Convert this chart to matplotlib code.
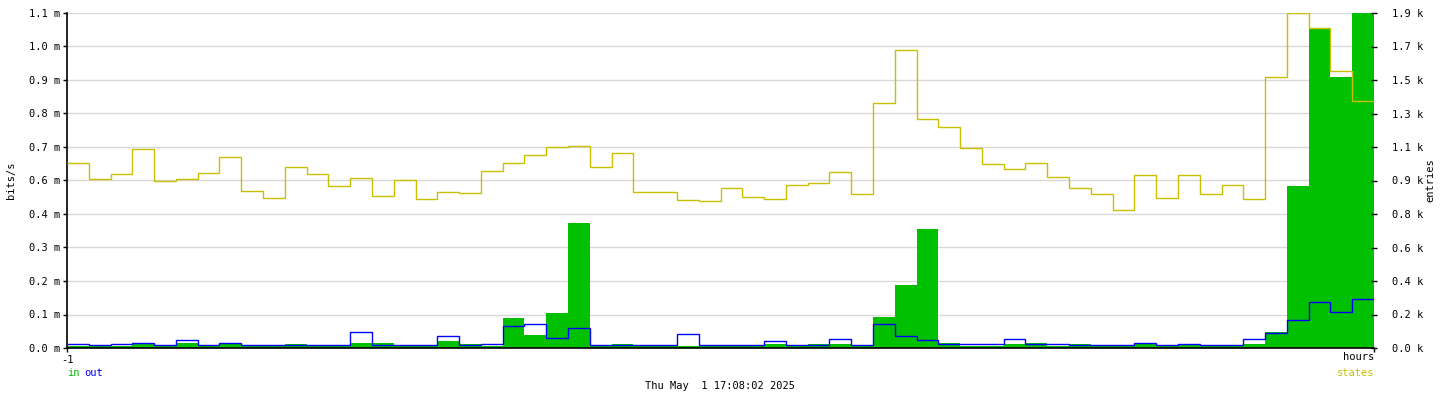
import numpy as np
import matplotlib.pyplot as plt

plt.rcParams['font.family'] = 'DejaVu Sans Mono'
plt.rcParams['font.size'] = 7.5

# one sample per minute over the last hour
minutes = np.arange(-60, 1)

# bits/s, in milli units
bits_in = [0.008, 0.008, 0.008, 0.017, 0.008, 0.018, 0.008, 0.017, 0.008, 0.008,
           0.014, 0.008, 0.008, 0.015, 0.015, 0.008, 0.008, 0.024, 0.014, 0.008,
           0.099, 0.044, 0.115, 0.410, 0.009, 0.014, 0.008, 0.008, 0.008, 0.008,
           0.008, 0.008, 0.014, 0.008, 0.014, 0.014, 0.008, 0.102, 0.207, 0.390,
           0.016, 0.008, 0.008, 0.014, 0.016, 0.008, 0.014, 0.008, 0.008, 0.016,
           0.008, 0.012, 0.008, 0.008, 0.012, 0.052, 0.533, 1.047, 0.891, 1.100]
bits_out = [0.014, 0.011, 0.014, 0.017, 0.011, 0.027, 0.011, 0.017, 0.010, 0.010,
            0.010, 0.010, 0.010, 0.052, 0.010, 0.010, 0.010, 0.038, 0.010, 0.013,
            0.072, 0.078, 0.034, 0.065, 0.010, 0.010, 0.010, 0.010, 0.046, 0.010,
            0.010, 0.010, 0.023, 0.010, 0.010, 0.029, 0.010, 0.078, 0.039, 0.026,
            0.013, 0.013, 0.013, 0.029, 0.013, 0.013, 0.010, 0.010, 0.010, 0.016,
            0.010, 0.012, 0.010, 0.010, 0.029, 0.050, 0.092, 0.151, 0.118, 0.161]
states = [1048, 958, 987, 1127, 946, 958, 992, 1081, 890, 851,
          1026, 987, 918, 963, 862, 952, 846, 884, 878, 1003,
          1048, 1093, 1138, 1144, 1026, 1104, 884, 882, 838, 832,
          905, 855, 843, 927, 933, 1001, 872, 1391, 1691, 1296,
          1256, 1136, 1041, 1018, 1052, 969, 905, 872, 781, 979,
          849, 984, 876, 927, 843, 1537, 1898, 1815, 1571, 1403]

left_labels = ['0.0 m', '0.1 m', '0.2 m', '0.3 m', '0.4 m', '0.6 m',
               '0.7 m', '0.8 m', '0.9 m', '1.0 m', '1.1 m']
right_labels = ['0.0 k', '0.2 k', '0.4 k', '0.6 k', '0.8 k', '0.9 k',
                '1.1 k', '1.3 k', '1.5 k', '1.7 k', '1.9 k']

GREEN = '#00c000'
BLUE = '#0000ff'
YELLOW = '#c8c000'

fig = plt.figure(figsize=(14.4, 4), dpi=100)
ax = fig.add_axes([67/1440, 52/400, 1307/1440, 335/400])

ax.stairs(bits_in, minutes, fill=True, color=GREEN, lw=0, zorder=2)
ax.stairs(bits_out, minutes, baseline=None, color=BLUE, lw=1.0, zorder=3)
ax.set_xlim(-60, 0)
ax.set_ylim(0, 1.1)
ax.set_yticks(np.linspace(0, 1.1, 11), left_labels)
ax.grid(axis='y', color='#d8d8d8', lw=1.0)
ax.set_axisbelow(True)
ax.set_xticks([-60, 0], ['-1', ''])
ax.tick_params(axis='both', direction='out', length=3, width=1, pad=2)
for s in ['top', 'right']:
    ax.spines[s].set_visible(False)
ax.spines['left'].set_linewidth(1.2)
ax.spines['bottom'].set_linewidth(1.2)
ax.set_ylabel('bits/s')
ax.yaxis.set_label_coords(-0.039, 0.5)

ax2 = ax.twinx()
ax2.stairs(states, minutes, baseline=None, color=YELLOW, lw=1.0, zorder=4)
ax2.set_ylim(0, 1900)
ax2.set_yticks(np.linspace(0, 1900, 11), right_labels)
ax2.tick_params(axis='y', direction='inout', length=4, width=1, pad=11)
for s in ax2.spines.values():
    s.set_visible(False)
ax2.set_ylabel('entries')
ax2.yaxis.set_label_coords(1.039, 0.5)

fig.text(1374/1440, 1 - 357/400, 'hours', ha='right', va='center')
fig.text(67/1440, 1 - 373/400, 'in', color=GREEN, va='center')
fig.text(84/1440, 1 - 373/400, 'out', color=BLUE, va='center')
fig.text(1374/1440, 1 - 373/400, 'states', color=YELLOW, ha='right', va='center')
fig.text(0.5, 1 - 386/400, 'Thu May  1 17:08:02 2025', ha='center', va='center')

fig.savefig('out.png', dpi=100)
- - -
** STATED GOAL **
From the first line above down to the line with "minutes = np.arange(-60, 1)", reproduce every line and no others, omitting pictures.

** FULL ANSWER **
Convert this chart to matplotlib code.
import numpy as np
import matplotlib.pyplot as plt

plt.rcParams['font.family'] = 'DejaVu Sans Mono'
plt.rcParams['font.size'] = 7.5

# one sample per minute over the last hour
minutes = np.arange(-60, 1)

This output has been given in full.